Loyer : des locataires à Moncton évitent de justesse une hausse de 94 %
Le propriétaire de cet immeuble au centre-ville de Moncton, abrite des commerces au rez-de-chaussée et des appartements à l’étage, impose des hausses de loyer considérables à ses locataires de l’étage.
Photo : Radio-Canada / Pierre Fournier
Deux locataires à Moncton qui paient un loyer de 900 $ par mois ont sursauté le 1er janvier quand ils ont lu une lettre de leur propriétaire qui leur annonçait son intention d’augmenter leur loyer à 1750 $ plus tard cette année, ce qui aurait été une hausse de 94 %.
Mon partenaire et moi avons vu cela et nous nous sommes dit que ça ne pouvait pas être légal
, affirme Mme Wallace. C’était choquant.
Le propriétaire, l’homme d’affaires Stephen Gallant, est revenu sur sa décision qui, dit-il durant une entrevue, était une erreur de jugement de sa part. Il compte toujours exiger une hausse du loyer de 53 % (1375 $ par mois).
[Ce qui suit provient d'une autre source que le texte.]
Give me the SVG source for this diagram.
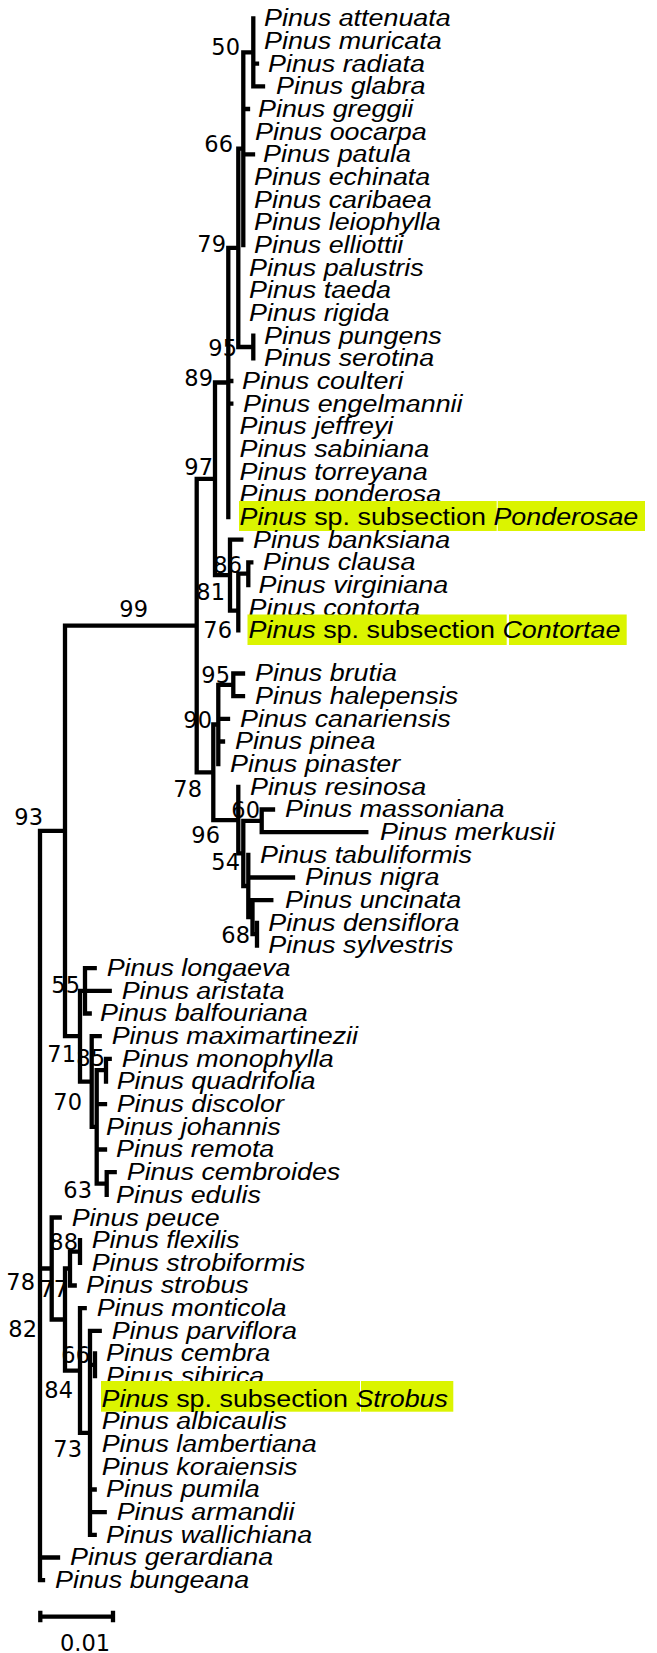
<svg xmlns="http://www.w3.org/2000/svg" width="657" height="1653" viewBox="0 0 657 1653">
<style>
.t{font-family:"Liberation Sans",Arial,sans-serif;font-size:24px;font-style:italic;fill:#000;transform:scaleX(1.12)}
.u{font-style:normal}
.s{font-family:"DejaVu Sans",sans-serif;font-size:22.5px;fill:#000;text-anchor:end}
.br{fill:none;stroke:#000;stroke-width:4.3;stroke-linecap:square}
.hl{fill:#dbf400}
</style>
<rect width="657" height="1653" fill="#fff"/>
<g id="connectors">
<path class="br" d="M253.3,18.3 V86.3 M243.3,52.3 H253.3 M253.3,63.6 H257 M253.3,86.3 H263
M243.3,52.3 V245 M243.3,109 H248 M243.3,154.3 H253 M238.3,148.7 H243.3
M238.3,148.7 V347 M238.3,347 H253.3 M228.3,247.9 H238.3
M253.3,335.7 V358.4
M228.3,247.9 V517 M228.3,381 H231.3 M228.3,403.7 H231.3 M215,382.5 H228.3
M215,382.5 V575.1 M215,575.1 H230 M196.7,478.8 H215
M230,539.7 V610.6 M230,539.7 H241.3 M230,610.6 H238.3
M238.3,573.7 V630.4 M238.3,573.7 H248.3
M248.3,562.4 V585 M248.3,562.4 H251.3
M196.7,478.8 V772.3 M65,625.6 H196.7 M196.7,772.3 H213.3
M213.3,724.5 V820.1 M213.3,724.5 H218.3 M213.3,820.1 H238.3
M218.3,684.9 V764.2 M218.3,684.9 H233.3 M218.3,718.8 H228 M218.3,741.5 H223
M233.3,673.5 V696.2 M233.3,673.5 H243 M233.3,696.2 H243
M238.3,786.8 V853.4 M238.3,853.4 H243.3
M243.3,820.9 V886 M243.3,820.9 H261.7 M243.3,886 H248.3
M261.7,809.5 V832.2 M261.7,809.5 H273 M261.7,832.2 H366.3
M248.3,854.8 V917.2 M248.3,877.5 H293 M248.3,917.2 H252.5
M252.5,900.2 V934.2 M252.5,900.2 H271.3 M252.5,934.2 H257
M257,922.8 V945.5
M65,625.6 V1036.2 M40,830.9 H65 M65,1036.2 H80
M80,990.9 V1081.6 M80,990.9 H85 M80,1081.6 H91.7
M85,968.2 V1013.5 M85,968.2 H94.7 M85,990.9 H109.7 M85,1013.5 H89.7
M91.7,1036.2 V1126.9 M91.7,1036.2 H99.7 M91.7,1126.9 H96.7
M96.7,1070.2 V1183.6 M96.7,1070.2 H106 M96.7,1104.2 H105 M96.7,1149.5 H105 M96.7,1183.6 H106.7
M106,1058.9 V1081.5 M106,1058.9 H109.7
M106.7,1172.2 V1194.9 M106.7,1172.2 H114.7
M40,830.9 V1580.2 M40,1268.5 H51.7 M40,1557.5 H58 M40,1580.2 H43
M51.7,1217.5 V1319.5 M51.7,1217.5 H59.7 M51.7,1319.5 H65
M65,1268.5 V1370.6 M65,1268.5 H70 M65,1370.6 H80
M70,1251.6 V1285.5 M70,1251.6 H80 M70,1285.5 H74.7
M80,1240.2 V1262.9
M80,1308.2 V1432.9 M80,1308.2 H84.7 M80,1432.9 H90
M90,1330.9 V1534.9 M90,1330.9 H99.7 M90,1364.9 H95 M90,1489.5 H94.7 M90,1512.2 H104.7 M90,1534.9 H94.7
M95,1353.5 V1376.2"/>
</g>
<g id="scalebar">
<path class="br" d="M40.3,1616.7 H113 M40.3,1613 V1620 M113,1613 V1620"/>
<text class="s" x="85" y="1651" style="text-anchor:middle">0.01</text>
</g>
<g id="support">
<text class="s" x="240" y="55">50</text>
<text class="s" x="233" y="151.5">66</text>
<text class="s" x="226" y="252">79</text>
<text class="s" x="237" y="356">95</text>
<text class="s" x="213" y="386">89</text>
<text class="s" x="213" y="475">97</text>
<text class="s" x="242" y="573">86</text>
<text class="s" x="225" y="600">81</text>
<text class="s" x="232" y="638">76</text>
<text class="s" x="148" y="617">99</text>
<text class="s" x="230" y="683">95</text>
<text class="s" x="212" y="728">90</text>
<text class="s" x="202" y="797">78</text>
<text class="s" x="260" y="818">60</text>
<text class="s" x="220" y="843">96</text>
<text class="s" x="240" y="870">54</text>
<text class="s" x="250" y="943">68</text>
<text class="s" x="43" y="825">93</text>
<text class="s" x="80" y="993">55</text>
<text class="s" x="76" y="1062">71</text>
<text class="s" x="105" y="1066">85</text>
<text class="s" x="82" y="1110">70</text>
<text class="s" x="92" y="1198">63</text>
<text class="s" x="78" y="1250">88</text>
<text class="s" x="35" y="1290">78</text>
<text class="s" x="68" y="1297">77</text>
<text class="s" x="37" y="1337">82</text>
<text class="s" x="90" y="1363">66</text>
<text class="s" x="73" y="1398">84</text>
<text class="s" x="82" y="1457">73</text>
</g>
<g id="t-attenuata"><text class="t" x="235.71" y="26.3">Pinus attenuata</text></g>
<g id="t-muricata"><text class="t" x="235.71" y="49">Pinus muricata</text></g>
<g id="t-radiata"><text class="t" x="239.29" y="71.6">Pinus radiata</text></g>
<g id="t-glabra"><text class="t" x="246.43" y="94.3">Pinus glabra</text></g>
<g id="t-greggii"><text class="t" x="230.36" y="117">Pinus greggii</text></g>
<g id="t-oocarpa"><text class="t" x="227.68" y="139.7">Pinus oocarpa</text></g>
<g id="t-patula"><text class="t" x="234.82" y="162.3">Pinus patula</text></g>
<g id="t-echinata"><text class="t" x="226.79" y="185">Pinus echinata</text></g>
<g id="t-caribaea"><text class="t" x="226.79" y="207.7">Pinus caribaea</text></g>
<g id="t-leiophylla"><text class="t" x="226.79" y="230.3">Pinus leiophylla</text></g>
<g id="t-elliottii"><text class="t" x="226.79" y="253">Pinus elliottii</text></g>
<g id="t-palustris"><text class="t" x="222.32" y="275.7">Pinus palustris</text></g>
<g id="t-taeda"><text class="t" x="222.32" y="298.3">Pinus taeda</text></g>
<g id="t-rigida"><text class="t" x="222.32" y="321">Pinus rigida</text></g>
<g id="t-pungens"><text class="t" x="235.71" y="343.7">Pinus pungens</text></g>
<g id="t-serotina"><text class="t" x="235.71" y="366.4">Pinus serotina</text></g>
<g id="t-coulteri"><text class="t" x="216.07" y="389">Pinus coulteri</text></g>
<g id="t-engelmannii"><text class="t" x="216.96" y="411.7">Pinus engelmannii</text></g>
<g id="t-jeffreyi"><text class="t" x="213.84" y="434.4">Pinus jeffreyi</text></g>
<g id="t-sabiniana"><text class="t" x="213.84" y="457">Pinus sabiniana</text></g>
<g id="t-torreyana"><text class="t" x="213.84" y="479.7">Pinus torreyana</text></g>
<g id="t-ponderosa"><text class="t" x="213.84" y="502.4">Pinus ponderosa</text></g>
<g id="t-ponderosae"><rect class="hl" x="239" y="501" width="257.7" height="30"/><rect class="hl" x="497.7" y="501" width="147.3" height="30"/><text class="t" x="213.84" y="525">Pinus<tspan class="u"> sp. subsection </tspan>Ponderosae</text></g>
<g id="t-banksiana"><text class="t" x="225.89" y="547.7">Pinus banksiana</text></g>
<g id="t-clausa"><text class="t" x="234.82" y="570.4">Pinus clausa</text></g>
<g id="t-virginiana"><text class="t" x="230.8" y="593">Pinus virginiana</text></g>
<g id="t-contorta"><text class="t" x="221.88" y="615.7">Pinus contorta</text></g>
<g id="t-contortae"><rect class="hl" x="247.5" y="614.5" width="259.2" height="30.5"/><rect class="hl" x="509" y="614.5" width="117.7" height="30.5"/><text class="t" x="221.88" y="638.4">Pinus<tspan class="u"> sp. subsection </tspan>Contortae</text></g>
<g id="t-brutia"><text class="t" x="227.68" y="681.5">Pinus brutia</text></g>
<g id="t-halepensis"><text class="t" x="227.68" y="704.2">Pinus halepensis</text></g>
<g id="t-canariensis"><text class="t" x="214.29" y="726.8">Pinus canariensis</text></g>
<g id="t-pinea"><text class="t" x="209.82" y="749.5">Pinus pinea</text></g>
<g id="t-pinaster"><text class="t" x="205.36" y="772.2">Pinus pinaster</text></g>
<g id="t-resinosa"><text class="t" x="223.21" y="794.8">Pinus resinosa</text></g>
<g id="t-massoniana"><text class="t" x="254.46" y="817.5">Pinus massoniana</text></g>
<g id="t-merkusii"><text class="t" x="339.29" y="840.2">Pinus merkusii</text></g>
<g id="t-tabuliformis"><text class="t" x="232.14" y="862.8">Pinus tabuliformis</text></g>
<g id="t-nigra"><text class="t" x="272.32" y="885.5">Pinus nigra</text></g>
<g id="t-uncinata"><text class="t" x="254.46" y="908.2">Pinus uncinata</text></g>
<g id="t-densiflora"><text class="t" x="239.55" y="930.8">Pinus densiflora</text></g>
<g id="t-sylvestris"><text class="t" x="239.55" y="953.5">Pinus sylvestris</text></g>
<g id="t-longaeva"><text class="t" x="95.27" y="976.2">Pinus longaeva</text></g>
<g id="t-aristata"><text class="t" x="108.66" y="998.9">Pinus aristata</text></g>
<g id="t-balfouriana"><text class="t" x="89.29" y="1021.5">Pinus balfouriana</text></g>
<g id="t-maximartinezii"><text class="t" x="99.73" y="1044.2">Pinus maximartinezii</text></g>
<g id="t-monophylla"><text class="t" x="108.66" y="1066.9">Pinus monophylla</text></g>
<g id="t-quadrifolia"><text class="t" x="104.2" y="1089.5">Pinus quadrifolia</text></g>
<g id="t-discolor"><text class="t" x="104.2" y="1112.2">Pinus discolor</text></g>
<g id="t-johannis"><text class="t" x="94.64" y="1134.9">Pinus johannis</text></g>
<g id="t-remota"><text class="t" x="103.57" y="1157.5">Pinus remota</text></g>
<g id="t-cembroides"><text class="t" x="113.13" y="1180.2">Pinus cembroides</text></g>
<g id="t-edulis"><text class="t" x="103.57" y="1202.9">Pinus edulis</text></g>
<g id="t-peuce"><text class="t" x="64.02" y="1225.5">Pinus peuce</text></g>
<g id="t-flexilis"><text class="t" x="81.88" y="1248.2">Pinus flexilis</text></g>
<g id="t-strobiformis"><text class="t" x="81.88" y="1270.9">Pinus strobiformis</text></g>
<g id="t-strobus"><text class="t" x="76.79" y="1293.5">Pinus strobus</text></g>
<g id="t-monticola"><text class="t" x="86.34" y="1316.2">Pinus monticola</text></g>
<g id="t-parviflora"><text class="t" x="99.73" y="1338.9">Pinus parviflora</text></g>
<g id="t-cembra"><text class="t" x="94.64" y="1361.5">Pinus cembra</text></g>
<g id="t-sibirica"><text class="t" x="94.64" y="1384.2">Pinus sibirica</text></g>
<g id="t-strobus-sp"><rect class="hl" x="101" y="1381" width="259" height="30.7"/><rect class="hl" x="361" y="1381" width="92.3" height="30.7"/><text class="t" x="90.63" y="1406.9">Pinus<tspan class="u"> sp. subsection </tspan>Strobus</text></g>
<g id="t-albicaulis"><text class="t" x="90.8" y="1429.5">Pinus albicaulis</text></g>
<g id="t-lambertiana"><text class="t" x="90.8" y="1452.2">Pinus lambertiana</text></g>
<g id="t-koraiensis"><text class="t" x="90.8" y="1474.9">Pinus koraiensis</text></g>
<g id="t-pumila"><text class="t" x="94.64" y="1497.5">Pinus pumila</text></g>
<g id="t-armandii"><text class="t" x="104.2" y="1520.2">Pinus armandii</text></g>
<g id="t-wallichiana"><text class="t" x="94.64" y="1542.9">Pinus wallichiana</text></g>
<g id="t-gerardiana"><text class="t" x="62.5" y="1565.5">Pinus gerardiana</text></g>
<g id="t-bungeana"><text class="t" x="49.11" y="1588.2">Pinus bungeana</text></g>
</svg>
Stephen Gallant a annoncé d’importantes hausses de loyer aux locataires de son immeuble de la rue Robinson à Moncton, dont une de 94 %, puis il les a révisés à la baisse (archives).
Photo : Radio-Canada / Michel Nogue
Selon lui, une hausse de 94 % aurait augmenté le loyer aux taux du marché dans la ville, mais il reconnaît que c’était beaucoup d’un seul coup.
En affaires, vous ne prenez pas toujours la bonne décision
, dit-il.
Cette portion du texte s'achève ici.